The Fresh Loaf

News & Information for Amateur Bakers and Artisan Bread Enthusiasts

Sliced bread cold to the touch

saxobob's picture
saxobob

Sliced bread cold to the touch

Hello,

My first post here!

A strange Q, I know - on many occasions, particularly sourdough, and yesterday malted grain flour, my loaf (standard ratio flour/water/yeast/salt  100% / 60% / 1% / 5%  turns out normal but the slices are noticalbly cold to the touch.  Wierd.    These loaves when toasted end up super-hot too. 

Any ideas?  The bread is still very tasty, but a little wierd as it touches your lips.

Thanks

Rob

Frequent Flyer's picture
Frequent Flyer

Objects at room temperature often feel cold when you touch them since your body temp is so much higher than room temperature.  The air around us is a very poor conductor of heat, but metal, water and other objects are good conductors  and they seem to be cold just because they are quickly conducting heat away from your skin. 

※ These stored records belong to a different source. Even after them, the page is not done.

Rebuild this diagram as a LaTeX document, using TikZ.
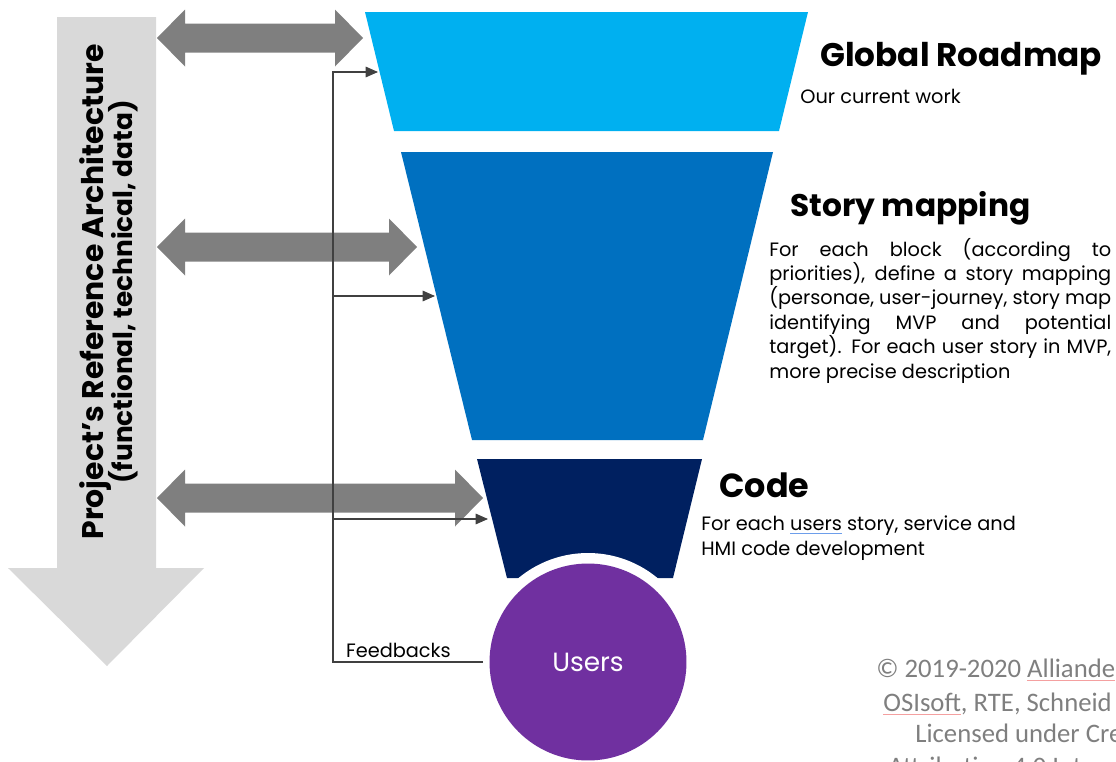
\documentclass[tikz,border=0pt]{standalone}
\usepackage{fontspec}
\setmainfont{Poppins}
\newfontfamily\carlito{Carlito}
\usetikzlibrary{arrows.meta}
\definecolor{ciel}{HTML}{00B0F0}
\definecolor{bleu}{HTML}{0070C0}
\definecolor{marine}{HTML}{002060}
\definecolor{violet}{HTML}{7030A0}
\definecolor{grisclair}{HTML}{D9D9D9}
\definecolor{grisfonce}{HTML}{7F7F7F}
\definecolor{trait}{HTML}{404040}
\definecolor{souligne}{HTML}{6D9EEB}
\definecolor{faute}{HTML}{F4A0A0}
\newcommand\souligner[2]{\leavevmode\setbox0\hbox{#2}\rlap{\color{#1}\rule[-2.4pt]{\wd0}{0.5pt}}\box0\relax}

\begin{document}
\begin{tikzpicture}[x=0.02cm,y=-0.02cm, % coordonnees en pixels
	fleche/.style={fill=grisfonce},
	retour/.style={draw=trait, line width=0.6pt},
	pointe/.style={-{Triangle[length=7pt,width=6pt]}},
	titre/.style={anchor=base west, inner sep=0, font=\bfseries\fontsize{18.6}{22}\selectfont},
	texte/.style={anchor=base west, inner sep=0, font=\fontsize{11}{13.9}\selectfont},
	legal/.style={anchor=base west, inner sep=0, text=grisfonce, font=\carlito\fontsize{15.2}{18}\selectfont}]
	\useasboundingbox (0,0) rectangle (1116,761);
	% la grande fleche a gauche
	\fill[grisclair] (57,17) -- (156,17) -- (156,568) -- (204,568) -- (107,666) -- (8,568) -- (57,568) -- cycle;
	\node[rotate=90, align=center, inner sep=0, font=\bfseries] (archi) at (109,292)
		{{\fontsize{17}{20}\selectfont Project’s Reference Architecture}\\[-3pt]
		 {\fontsize{15}{17}\selectfont (functional, technical, data)}};
	% les trois niveaux
	\fill[ciel] (365,12) -- (808,12) -- (779,131) -- (394,131) -- cycle;
	\fill[bleu] (401,152) -- (773,152) -- (703,440) -- (472,440) -- cycle;
	\fill[marine] (477,459) -- (702,459) -- (673,578) -- (507,578) -- cycle;
	\fill[white] (588,662) circle (109);
	\node[circle, fill=violet, minimum size=3.94cm, inner sep=0, text=white,
		font=\fontsize{15}{18}\selectfont] (users) at (588,662) {Users};
	% fleches doubles
	\foreach \y/\xr in {38/363, 247/417, 498/483}{
		\fill[fleche] (157,\y) -- (185,{\y-28.5}) -- (185,{\y-14.5}) -- ({\xr-28},{\y-14.5})
			-- ({\xr-28},{\y-28.5}) -- (\xr,\y) -- ({\xr-28},{\y+28.5}) -- ({\xr-28},{\y+14.5})
			-- (185,{\y+14.5}) -- (185,{\y+28.5}) -- cycle;}
	% boucle de retour
	\coordinate (fb) at (333,662);
	\coordinate (cible1) at (378,72);
	\coordinate (cible2) at (435,296);
	\coordinate (cible3) at (488,519);
	\draw[retour, pointe] ([xshift=-0.12cm]users.west) -- (fb) node[pos=0.94, above right, inner sep=2pt,
		font=\fontsize{11}{12}\selectfont] (feed) {Feedbacks} |- (cible1);
	\draw[retour, pointe] (fb |- cible2) -- (cible2);
	\draw[retour, pointe] (fb |- cible3) -- (cible3);
	% textes
	\node[titre] (roadmap) at (820,66) {Global Roadmap};
	\node[texte] (roadmaptxt) at (800,103) {Our current work};
	\node[titre, font=\bfseries\fontsize{17.8}{22}\selectfont] (story) at (790,216) {Story mapping};
	\node[texte, text width=6.84cm, align=justify] (storytxt) at (769,256)
		{\hyphenpenalty=10000\relax For each block (according to\linebreak priorities), define a story mapping\linebreak (personae, user-journey, story map\linebreak identifying MVP and potential\linebreak target). For each user story in MVP,\linebreak more precise description};
	\node[titre, font=\bfseries\fontsize{19}{22}\selectfont] (code) at (719,497) {Code};
	\node[texte, font=\fontsize{11}{14.2}\selectfont, align=left] (codetxt) at (701,555)
		{For each \souligner{souligne}{users} story, service and\\HMI code development};
	% mentions
	\begin{scope}
		\clip (0,0) rectangle (1116,761);
		\node[legal] (l1) at (876,677) {© 2019-2020 \souligner{faute}{Alliande}};
		\node[legal] (l2) at (883,711) {\souligner{faute}{OSIsoft}, RTE, Schneid};
		\node[legal] (l3) at (915,742) {Licensed under Cre};
		\node[legal] (l4) at (888,775) {Attribution 4.0 Int};
	\end{scope}
\end{tikzpicture}
\end{document}
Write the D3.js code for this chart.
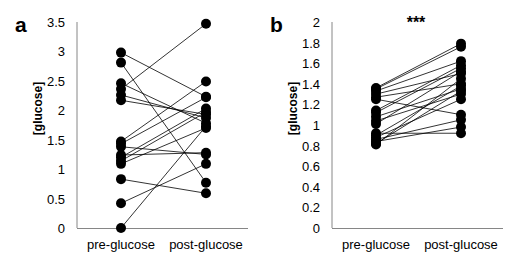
<!DOCTYPE html>
<html>
<head>
<meta charset="utf-8">
<script src="https://cdn.jsdelivr.net/npm/d3@7"></script>
<style>
  body { margin: 0; background: white; }
  text { font-family: Arial, "Liberation Sans", sans-serif; }
</style>
</head>
<body>
<div id="chart"></div>
<script>
// panel a : paired values (pre -> post)
const preA  = [2.98, 2.81, 2.46, 2.36, 2.26, 2.17, 1.47, 1.43, 1.38, 1.24, 1.20, 1.14, 1.09, 0.83, 0.42, 0.00];
const postA = [2.23, 0.77, 1.78, 3.47, 1.87, 1.93, 2.49, 2.22, 1.25, 1.28, 2.03, 1.97, 1.70, 0.59, 1.09, 1.73];
const ticksA = [0, 0.5, 1, 1.5, 2, 2.5, 3, 3.5];

// panel b
const preB  = [1.36, 1.35, 1.33, 1.30, 1.27, 1.25, 1.14, 1.12, 1.08, 1.04, 1.01, 0.92, 0.90, 0.88, 0.86, 0.84, 0.82, 0.81];
const postB = [1.79, 1.76, 1.62, 1.50, 1.40, 1.10, 1.58, 1.55, 1.35, 1.30, 1.52, 0.92, 1.38, 1.25, 1.05, 0.98, 1.33, 1.45];
const ticksB = [0, 0.2, 0.4, 0.6, 0.8, 1, 1.2, 1.4, 1.6, 1.8, 2];

const groups = ['pre-glucose', 'post-glucose'];

const svg = d3.select('#chart').append('svg')
  .attr('width', 519)
  .attr('height', 264);

//draws one panel
function drawPanel(opt){
  const g = svg.append('g');
  const y = d3.scaleLinear().domain([0, opt.max]).range([228, 22]);
  const x = d3.scalePoint().domain(groups).range([opt.left + 44, opt.left + 129]);

  //axes lines
  g.append('line')
    .attr('x1', opt.left).attr('x2', opt.left)
    .attr('y1', y(opt.max)).attr('y2', y(0))
    .attr('stroke', '#868686').attr('stroke-width', 1);
  g.append('line')
    .attr('x1', opt.left).attr('x2', opt.left + 171)
    .attr('y1', y(0) + 0.5).attr('y2', y(0) + 0.5)
    .attr('stroke', '#868686').attr('stroke-width', 1);

  //tick labels
  g.selectAll('.tick')
    .data(opt.ticks)
    .enter()
    .append('text')
    .attr('x', opt.left - 12)
    .attr('y', d => y(d) + 5)
    .attr('text-anchor', 'end')
    .attr('font-size', 13)
    .text(d => d);

  //category labels
  g.selectAll('.cat')
    .data(groups)
    .enter()
    .append('text')
    .attr('x', d => x(d))
    .attr('y', 249)
    .attr('text-anchor', 'middle')
    .attr('font-size', 13)
    .text(d => d);

  //y label
  g.append('text')
    .attr('transform', `translate(${opt.left - 35},${y(opt.max * 0.58)}) rotate(-90)`)
    .attr('text-anchor', 'middle')
    .attr('font-size', 12)
    .attr('font-weight', 'bold')
    .text('[glucose]');

  //panel letter
  g.append('text')
    .attr('x', opt.left - 62)
    .attr('y', 32)
    .attr('font-size', 21)
    .attr('font-weight', 'bold')
    .text(opt.letter);

  //pair lines
  g.selectAll('.pair')
    .data(opt.pre.map((p, i) => [p, opt.post[i]]))
    .enter()
    .append('line')
    .attr('x1', x(groups[0])).attr('x2', x(groups[1]))
    .attr('y1', d => y(d[0])).attr('y2', d => y(d[1]))
    .attr('stroke', 'black').attr('stroke-width', 0.8);

  //dots
  const pts = opt.pre.map(v => [groups[0], v]).concat(opt.post.map(v => [groups[1], v]));
  g.selectAll('.dot')
    .data(pts)
    .enter()
    .append('circle')
    .attr('cx', d => x(d[0]))
    .attr('cy', d => y(d[1]))
    .attr('r', 5)
    .attr('fill', 'black');

  return {g, x, y};
}

drawPanel({left: 77, max: 3.5, ticks: ticksA, pre: preA, post: postA, letter: 'a'});
const pb = drawPanel({left: 332, max: 2, ticks: ticksB, pre: preB, post: postB, letter: 'b'});

//significance stars
pb.g.append('text')
  .attr('x', 416)
  .attr('y', 28)
  .attr('text-anchor', 'middle')
  .attr('font-size', 16)
  .attr('font-weight', 'bold')
  .text('***');
</script>
</body>
</html>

The problem with my theory is that bread is so porous that it shouldn't be a good conductor of heat.  I wouldn't think evaporation would be a strong factor, but it might be.  Oh well...as Forest Gump says, "That's all I've got to say about that." :)

FF

sphealey's picture
sphealey

=== Objects at room temperature often feel cold when you touch them since your body temp is so much higher than room temperature. ===

The thing is though that sourdough slices generally feel cool, particuarly on the back of the hand, while those made with bakers yeast do not.    I've noted this with many different sourdough recipes too.  I wonder if the acid level in the bread is just right to tickle the "coolness sensor" on your skin.

sPh

mwilson's picture
mwilson

You had the answer and then you turned away from it!

The water.

I've found bread made with a higher hydration are colder to the touch for reasons you mentioned. In this case the denser nature of sourdough will enhance this perception.

Ford's picture
Ford

I can think of no better answer than a higher percentage of water in the loaf than usual.